After he gets out of jail, he is approached for a job by Henrik Vanger, the retired head of Vanger Corporation. Vanger wants Blomkvist to find out what happened to his great-niece Harriet, who disappeared off the family’s private island 36 years earlier during a day when the island was cut off from the mainland by an accident blocking the only bridge. He is afraid that some member of his family murdered her. He yearly receives a pressed flower on his niece’s birthday and believes the killer is expressing remorse through this means.

Although Blomkvist is initially reluctant, he eventually accepts the job and goes to live on the island. When he decides he needs a research assistant, Vanger’s lawyer connects him with Lisbeth Salander, a child-sized woman who dresses in a goth style and has a dragon tattoo.

Salander is a computer genius with a difficult past. When she was a teenager, she was institutionalized and is still under the care of a legal guardian, who controls her money and can have her institutionalized at any time. She is hostile and uncommunicative, and few people have bothered to try to get to know her. After her guardian has a stroke, he is replaced by Nils Bjurman, who uses his position to sexually abuse her.

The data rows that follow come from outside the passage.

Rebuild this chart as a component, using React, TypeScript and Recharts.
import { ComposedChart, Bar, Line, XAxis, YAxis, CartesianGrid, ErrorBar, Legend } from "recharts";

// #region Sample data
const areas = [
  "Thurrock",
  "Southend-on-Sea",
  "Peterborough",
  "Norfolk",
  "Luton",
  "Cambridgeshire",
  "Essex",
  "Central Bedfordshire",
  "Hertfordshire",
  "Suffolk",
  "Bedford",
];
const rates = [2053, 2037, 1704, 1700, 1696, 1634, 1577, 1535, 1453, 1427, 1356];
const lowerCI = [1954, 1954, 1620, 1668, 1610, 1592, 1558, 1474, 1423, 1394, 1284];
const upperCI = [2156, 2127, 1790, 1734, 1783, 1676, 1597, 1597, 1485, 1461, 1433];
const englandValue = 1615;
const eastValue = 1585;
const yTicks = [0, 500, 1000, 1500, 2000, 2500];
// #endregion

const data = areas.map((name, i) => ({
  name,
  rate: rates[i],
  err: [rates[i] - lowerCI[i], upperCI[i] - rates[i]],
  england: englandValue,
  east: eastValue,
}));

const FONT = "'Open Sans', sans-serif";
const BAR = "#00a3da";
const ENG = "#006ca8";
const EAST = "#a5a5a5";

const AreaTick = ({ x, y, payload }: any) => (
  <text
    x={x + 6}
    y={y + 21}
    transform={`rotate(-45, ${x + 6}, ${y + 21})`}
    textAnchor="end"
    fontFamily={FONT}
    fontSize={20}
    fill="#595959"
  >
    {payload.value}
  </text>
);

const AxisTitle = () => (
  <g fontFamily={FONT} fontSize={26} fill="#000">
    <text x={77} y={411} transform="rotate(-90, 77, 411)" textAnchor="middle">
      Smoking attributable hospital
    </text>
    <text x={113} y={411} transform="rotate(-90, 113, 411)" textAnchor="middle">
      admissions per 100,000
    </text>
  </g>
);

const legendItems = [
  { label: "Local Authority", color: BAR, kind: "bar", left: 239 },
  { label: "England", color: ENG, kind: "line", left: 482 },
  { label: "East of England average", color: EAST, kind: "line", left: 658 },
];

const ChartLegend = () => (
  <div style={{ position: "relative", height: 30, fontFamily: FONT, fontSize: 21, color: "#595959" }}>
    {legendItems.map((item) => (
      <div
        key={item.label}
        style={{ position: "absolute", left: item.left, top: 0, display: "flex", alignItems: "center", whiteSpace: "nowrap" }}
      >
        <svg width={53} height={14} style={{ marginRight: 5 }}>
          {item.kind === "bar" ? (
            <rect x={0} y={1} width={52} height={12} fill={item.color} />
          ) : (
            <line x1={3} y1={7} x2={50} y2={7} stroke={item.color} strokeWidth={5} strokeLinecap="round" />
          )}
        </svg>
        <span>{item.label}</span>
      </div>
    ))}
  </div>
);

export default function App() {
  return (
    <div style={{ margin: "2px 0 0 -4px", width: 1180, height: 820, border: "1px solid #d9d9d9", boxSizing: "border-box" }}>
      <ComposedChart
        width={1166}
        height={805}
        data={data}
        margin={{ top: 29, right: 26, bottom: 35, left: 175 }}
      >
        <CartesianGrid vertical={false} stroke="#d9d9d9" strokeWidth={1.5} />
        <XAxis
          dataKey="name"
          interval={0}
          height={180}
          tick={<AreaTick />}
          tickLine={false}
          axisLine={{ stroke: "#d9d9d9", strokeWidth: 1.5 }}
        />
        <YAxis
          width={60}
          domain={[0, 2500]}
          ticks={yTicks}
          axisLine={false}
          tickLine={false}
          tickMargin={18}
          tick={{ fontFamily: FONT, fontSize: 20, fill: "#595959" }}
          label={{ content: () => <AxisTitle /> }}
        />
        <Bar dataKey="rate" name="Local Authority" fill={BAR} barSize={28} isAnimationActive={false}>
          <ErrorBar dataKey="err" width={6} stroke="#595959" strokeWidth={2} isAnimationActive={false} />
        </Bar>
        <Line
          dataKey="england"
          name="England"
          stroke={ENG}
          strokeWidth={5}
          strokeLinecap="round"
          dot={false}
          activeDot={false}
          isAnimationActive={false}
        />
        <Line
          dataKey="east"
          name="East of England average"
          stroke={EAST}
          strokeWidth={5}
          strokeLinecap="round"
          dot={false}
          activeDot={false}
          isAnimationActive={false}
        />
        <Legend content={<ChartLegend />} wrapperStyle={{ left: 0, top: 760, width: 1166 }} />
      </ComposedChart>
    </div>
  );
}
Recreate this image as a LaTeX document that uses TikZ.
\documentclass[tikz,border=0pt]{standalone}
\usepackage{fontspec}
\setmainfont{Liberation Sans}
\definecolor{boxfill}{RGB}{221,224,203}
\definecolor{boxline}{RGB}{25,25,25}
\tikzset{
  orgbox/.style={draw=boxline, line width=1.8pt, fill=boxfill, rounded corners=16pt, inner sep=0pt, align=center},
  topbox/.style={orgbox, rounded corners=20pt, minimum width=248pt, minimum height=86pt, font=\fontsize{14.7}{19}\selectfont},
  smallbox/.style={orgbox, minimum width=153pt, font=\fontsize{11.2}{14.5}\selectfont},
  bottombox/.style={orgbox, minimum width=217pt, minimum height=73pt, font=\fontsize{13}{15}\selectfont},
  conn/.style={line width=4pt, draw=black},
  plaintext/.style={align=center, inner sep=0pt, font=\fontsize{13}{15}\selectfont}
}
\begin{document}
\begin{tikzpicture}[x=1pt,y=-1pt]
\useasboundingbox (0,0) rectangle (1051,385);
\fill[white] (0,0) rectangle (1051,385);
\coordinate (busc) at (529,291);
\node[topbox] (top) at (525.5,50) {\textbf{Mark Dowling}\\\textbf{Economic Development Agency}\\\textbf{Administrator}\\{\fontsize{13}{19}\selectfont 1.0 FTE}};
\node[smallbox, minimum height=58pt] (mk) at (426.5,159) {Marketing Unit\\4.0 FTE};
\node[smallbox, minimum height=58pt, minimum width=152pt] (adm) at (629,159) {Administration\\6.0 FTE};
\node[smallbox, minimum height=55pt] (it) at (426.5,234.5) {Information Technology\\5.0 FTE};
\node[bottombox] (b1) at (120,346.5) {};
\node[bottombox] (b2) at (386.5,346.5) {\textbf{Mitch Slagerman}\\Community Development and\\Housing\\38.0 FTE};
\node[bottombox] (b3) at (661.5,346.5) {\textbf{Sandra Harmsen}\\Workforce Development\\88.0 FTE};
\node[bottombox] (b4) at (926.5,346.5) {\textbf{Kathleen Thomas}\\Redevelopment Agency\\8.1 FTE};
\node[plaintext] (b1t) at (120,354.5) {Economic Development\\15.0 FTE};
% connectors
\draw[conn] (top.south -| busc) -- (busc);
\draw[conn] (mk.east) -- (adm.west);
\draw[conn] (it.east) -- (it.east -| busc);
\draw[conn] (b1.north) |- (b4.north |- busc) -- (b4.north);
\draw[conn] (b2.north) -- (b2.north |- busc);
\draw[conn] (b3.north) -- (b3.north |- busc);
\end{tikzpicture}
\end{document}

Bjurman has seriously misjudged Salander, however, and she takes care of this problem in one of the most satisfying scenes of the novel.

As Blomkvist and Salander investigate Harriet Vanger’s disappearance, they begin to believe that they may be on the track of a serial killer. Ultimately, Blomkvist finds himself in grave danger.

With a complex, interesting plot, an engaging hero and formidable heroine, a slew of interesting characters, and a sense of Swedish politics and law, you will lap up this book and go looking for the next one. Larsson was an activist with strong feelings about violence against women, a theme in all of his books.